Do this ->
Leaving the pictures aside, transcribe every line below exactly.

++++++++++

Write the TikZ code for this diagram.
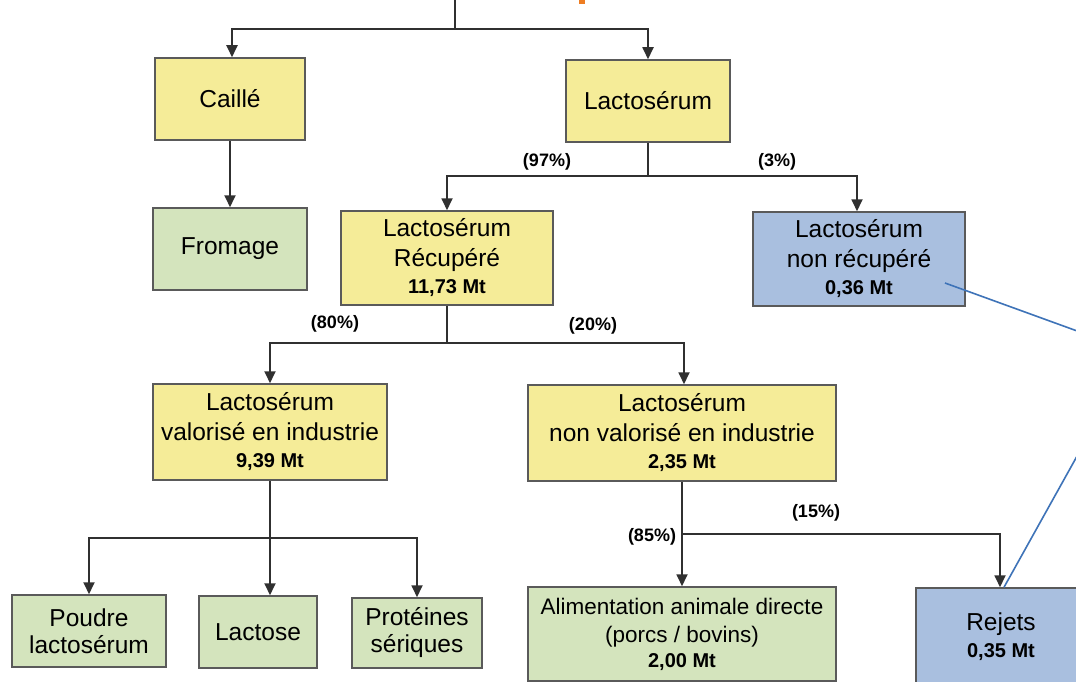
\documentclass[tikz,border=0pt]{standalone}
\usepackage{fontspec}
\setmainfont{Liberation Sans}
\usetikzlibrary{arrows.meta}
\definecolor{boxyellow}{HTML}{F5EC98}
\definecolor{boxgreen}{HTML}{D4E4BD}
\definecolor{boxblue}{HTML}{A9BFDF}
\definecolor{boxborder}{HTML}{5A5A5A}
\definecolor{linecol}{HTML}{303030}
\definecolor{bluelink}{HTML}{3E73B8}
\definecolor{orangemark}{HTML}{EE7D22}
\tikzset{
  every node/.style={font=\fontsize{24.5}{30}\selectfont},
  fbox/.style 2 args={draw=boxborder, line width=1.5pt, rectangle, inner sep=0pt,
     align=center, minimum width=#1, minimum height=#2},
  ybox/.style 2 args={fbox={#1}{#2}, fill=boxyellow},
  gbox/.style 2 args={fbox={#1}{#2}, fill=boxgreen},
  bbox/.style 2 args={fbox={#1}{#2}, fill=boxblue},
  conn/.style={draw=linecol, line width=1.8pt},
  arr/.style={conn, -{Triangle[width=11pt,length=12pt]}},
  pct/.style={font=\fontsize{18}{20}\selectfont\bfseries, inner sep=0pt},
  bluel/.style={draw=bluelink, line width=1.6pt},
}
\newcommand{\valtxt}[1]{\\[-3pt]{\fontsize{20}{22}\selectfont\bfseries #1}}
\begin{document}
\begin{tikzpicture}[x=1pt,y=-1pt]
\clip (0,0) rectangle (1076,682);
\fill[white] (0,0) rectangle (1076,682);
\fill[orangemark] (579,0) rectangle (585,4);

\node[ybox={150pt}{82pt}] (caille) at (230,99) {Caillé};
\node[ybox={164pt}{82pt}] (lacto) at (648,101) {Lactosérum};
\node[gbox={154pt}{82pt}] (fromage) at (230,249) {Fromage\rule[-4pt]{0pt}{4pt}};
\node[ybox={212pt}{94pt}] (recup) at (447,258) {Lactosérum\\Récupéré\valtxt{11,73 Mt}};
\node[bbox={212pt}{94pt}] (nonrec) at (859,259) {Lactosérum\\non récupéré\valtxt{0,36 Mt}};
\node[ybox={234pt}{96pt}] (val) at (270,432) {Lactosérum\\valorisé en industrie\valtxt{9,39 Mt}};
\node[ybox={308pt}{96pt}] (nonval) at (682,433) {Lactosérum\\non valorisé en industrie\valtxt{2,35 Mt}};
\node[gbox={154pt}{72pt}] (poudre) at (89,631) {Poudre\\[-3pt]lactosérum};
\node[gbox={118pt}{72pt}] (lactose) at (258,632) {Lactose};
\node[gbox={130pt}{70pt}] (prot) at (417,633) {Protéines\\[-3pt]sériques};
\node[gbox={308pt}{94pt}, font=\fontsize{22.5}{28}\selectfont] (alim) at (682,634) {Alimentation animale directe\\(porcs / bovins)\valtxt{2,00 Mt}};
\node[bbox={170pt}{98pt}] (rejets) at (1001,637) {Rejets\valtxt{0,35 Mt}};

% top split
\coordinate (top) at (455,-2);
\coordinate (j0) at (455,29);
\draw[conn] (top) -- (j0);
\draw[arr] (j0) -| ([xshift=2pt]caille.north);
\draw[arr] (j0) -| (lacto.north);

% caille -> fromage
\draw[arr] (caille.south) -- (caille.south |- fromage.north);

% lacto split
\coordinate (j1) at (648,176);
\draw[conn] (lacto.south) -- (j1);
\draw[arr] (j1) -| (recup.north);
\draw[arr] (j1) -| ([xshift=-2pt]nonrec.north);
\node[pct] (p97) at (547,162) {(97\%)};
\node[pct] (p3) at (777,162) {(3\%)};

% recup split
\coordinate (j2) at (447,343);
\draw[conn] (recup.south) -- (j2);
\draw[arr] (j2) -| (val.north);
\draw[arr] (j2) -| ([xshift=2pt]nonval.north);
\node[pct] (p80) at (335,324) {(80\%)};
\node[pct] (p20) at (593,326) {(20\%)};

% val split
\coordinate (j3) at (270,538);
\draw[conn] (val.south) -- (j3);
\draw[arr] (j3) -| (poudre.north);
\draw[arr] (j3) -| (prot.north);
\draw[arr] (j3) -- (j3 |- lactose.north);

% nonval split
\coordinate (j4) at (682,534);
\draw[arr] (nonval.south) -- (nonval.south |- alim.north);
\draw[arr] (j4) -| ([xshift=-1pt]rejets.north);
\node[pct] (p85) at (652,537) {(85\%)};
\node[pct] (p15) at (816,513) {(15\%)};

% blue link
\coordinate (bend) at (1135,352);
\draw[bluel] ([xshift=86pt,yshift=-24pt]nonrec.center) -- (bend) -- ([xshift=3pt]rejets.north);
\end{tikzpicture}
\end{document}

++++++++++

Problem solution ->
Write the TikZ code for this diagram.
\documentclass[tikz,border=0pt]{standalone}
\usepackage{fontspec}
\setmainfont{Liberation Sans}
\usetikzlibrary{arrows.meta}
\definecolor{boxyellow}{HTML}{F5EC98}
\definecolor{boxgreen}{HTML}{D4E4BD}
\definecolor{boxblue}{HTML}{A9BFDF}
\definecolor{boxborder}{HTML}{5A5A5A}
\definecolor{linecol}{HTML}{303030}
\definecolor{bluelink}{HTML}{3E73B8}
\definecolor{orangemark}{HTML}{EE7D22}
\tikzset{
  every node/.style={font=\fontsize{24.5}{30}\selectfont},
  fbox/.style 2 args={draw=boxborder, line width=1.5pt, rectangle, inner sep=0pt,
     align=center, minimum width=#1, minimum height=#2},
  ybox/.style 2 args={fbox={#1}{#2}, fill=boxyellow},
  gbox/.style 2 args={fbox={#1}{#2}, fill=boxgreen},
  bbox/.style 2 args={fbox={#1}{#2}, fill=boxblue},
  conn/.style={draw=linecol, line width=1.8pt},
  arr/.style={conn, -{Triangle[width=11pt,length=12pt]}},
  pct/.style={font=\fontsize{18}{20}\selectfont\bfseries, inner sep=0pt},
  bluel/.style={draw=bluelink, line width=1.6pt},
}
\newcommand{\valtxt}[1]{\\[-3pt]{\fontsize{20}{22}\selectfont\bfseries #1}}
\begin{document}
\begin{tikzpicture}[x=1pt,y=-1pt]
\clip (0,0) rectangle (1076,682);
\fill[white] (0,0) rectangle (1076,682);
\fill[orangemark] (579,0) rectangle (585,4);

\node[ybox={150pt}{82pt}] (caille) at (230,99) {Caillé};
\node[ybox={164pt}{82pt}] (lacto) at (648,101) {Lactosérum};
\node[gbox={154pt}{82pt}] (fromage) at (230,249) {Fromage\rule[-4pt]{0pt}{4pt}};
\node[ybox={212pt}{94pt}] (recup) at (447,258) {Lactosérum\\Récupéré\valtxt{11,73 Mt}};
\node[bbox={212pt}{94pt}] (nonrec) at (859,259) {Lactosérum\\non récupéré\valtxt{0,36 Mt}};
\node[ybox={234pt}{96pt}] (val) at (270,432) {Lactosérum\\valorisé en industrie\valtxt{9,39 Mt}};
\node[ybox={308pt}{96pt}] (nonval) at (682,433) {Lactosérum\\non valorisé en industrie\valtxt{2,35 Mt}};
\node[gbox={154pt}{72pt}] (poudre) at (89,631) {Poudre\\[-3pt]lactosérum};
\node[gbox={118pt}{72pt}] (lactose) at (258,632) {Lactose};
\node[gbox={130pt}{70pt}] (prot) at (417,633) {Protéines\\[-3pt]sériques};
\node[gbox={308pt}{94pt}, font=\fontsize{22.5}{28}\selectfont] (alim) at (682,634) {Alimentation animale directe\\(porcs / bovins)\valtxt{2,00 Mt}};
\node[bbox={170pt}{98pt}] (rejets) at (1001,637) {Rejets\valtxt{0,35 Mt}};

% top split
\coordinate (top) at (455,-2);
\coordinate (j0) at (455,29);
\draw[conn] (top) -- (j0);
\draw[arr] (j0) -| ([xshift=2pt]caille.north);
\draw[arr] (j0) -| (lacto.north);

% caille -> fromage
\draw[arr] (caille.south) -- (caille.south |- fromage.north);

% lacto split
\coordinate (j1) at (648,176);
\draw[conn] (lacto.south) -- (j1);
\draw[arr] (j1) -| (recup.north);
\draw[arr] (j1) -| ([xshift=-2pt]nonrec.north);
\node[pct] (p97) at (547,162) {(97\%)};
\node[pct] (p3) at (777,162) {(3\%)};

% recup split
\coordinate (j2) at (447,343);
\draw[conn] (recup.south) -- (j2);
\draw[arr] (j2) -| (val.north);
\draw[arr] (j2) -| ([xshift=2pt]nonval.north);
\node[pct] (p80) at (335,324) {(80\%)};
\node[pct] (p20) at (593,326) {(20\%)};

% val split
\coordinate (j3) at (270,538);
\draw[conn] (val.south) -- (j3);
\draw[arr] (j3) -| (poudre.north);
\draw[arr] (j3) -| (prot.north);
\draw[arr] (j3) -- (j3 |- lactose.north);

% nonval split
\coordinate (j4) at (682,534);
\draw[arr] (nonval.south) -- (nonval.south |- alim.north);
\draw[arr] (j4) -| ([xshift=-1pt]rejets.north);
\node[pct] (p85) at (652,537) {(85\%)};
\node[pct] (p15) at (816,513) {(15\%)};

% blue link
\coordinate (bend) at (1135,352);
\draw[bluel] ([xshift=86pt,yshift=-24pt]nonrec.center) -- (bend) -- ([xshift=3pt]rejets.north);
\end{tikzpicture}
\end{document}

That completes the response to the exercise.